Question

Two wires P and Q are made of the same material. Wire Q has twice the diameter and half the length of wire P. If the resistance of wire P is \( R \), the resistance of wire Q will be:

• A. \( R \)
• B. \( \frac{R}{2} \)
• C. \( \frac{R}{8} \)
• D. \( 2R \)

Hint:

Remember that resistance is inversely proportional to the cross-sectional area and directly proportional to the length of the wire.

Answer 1

The Correct Option is C

To find the resistance of wire Q, we begin by using the formula for resistance: \[ R = \frac{\rho L}{A} \] where \( \rho \) is the resistivity, \( L \) is the length, and \( A \) is the cross-sectional area. 

For wire P, the resistance is given as \( R = \frac{\rho L}{A} \).

Since wire Q has twice the diameter of wire P, its cross-sectional area \( A_Q \) is four times that of P (because area \( A \propto d^2 \)). Thus, \[ A_Q = 4A \].
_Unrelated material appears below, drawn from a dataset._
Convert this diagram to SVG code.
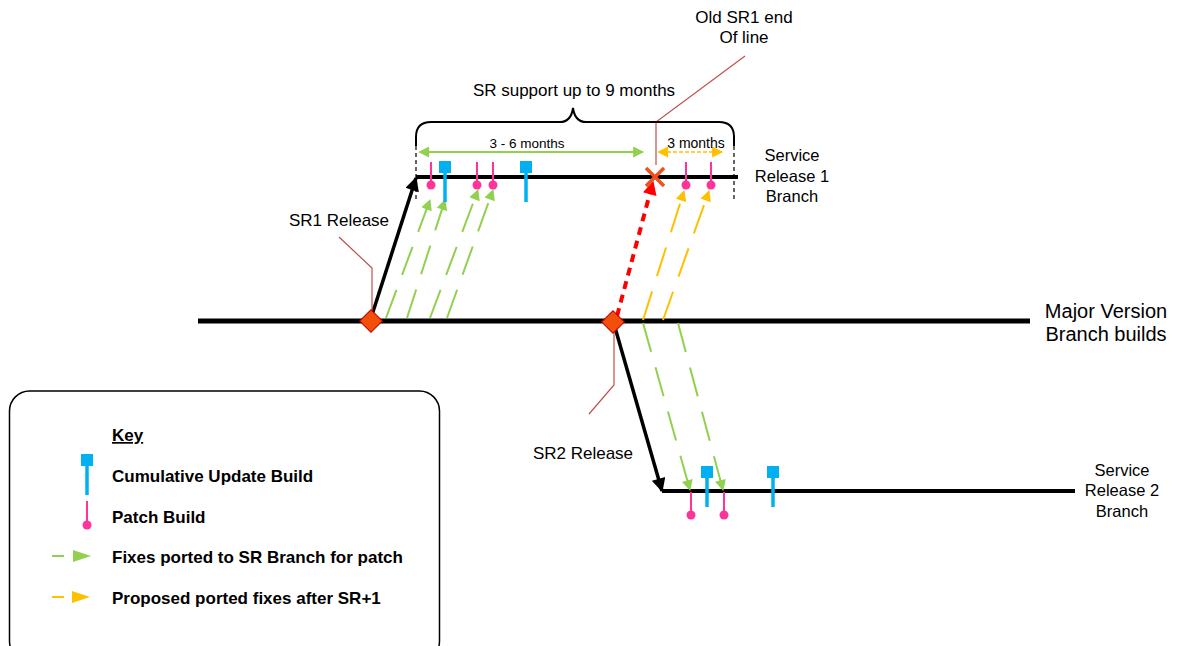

Wire Q also has half the length of wire P, so \( L_Q = \frac{L}{2} \).

The resistance of wire Q, \( R_Q \), is: \[ R_Q = \frac{\rho L_Q}{A_Q} = \frac{\rho \left( \frac{L}{2} \right)}{4A} = \frac{\rho L}{8A} = \frac{R}{8} \].

Therefore, the resistance of wire Q is \( \frac{R}{8} \). The correct answer is \( \frac{R}{8} \).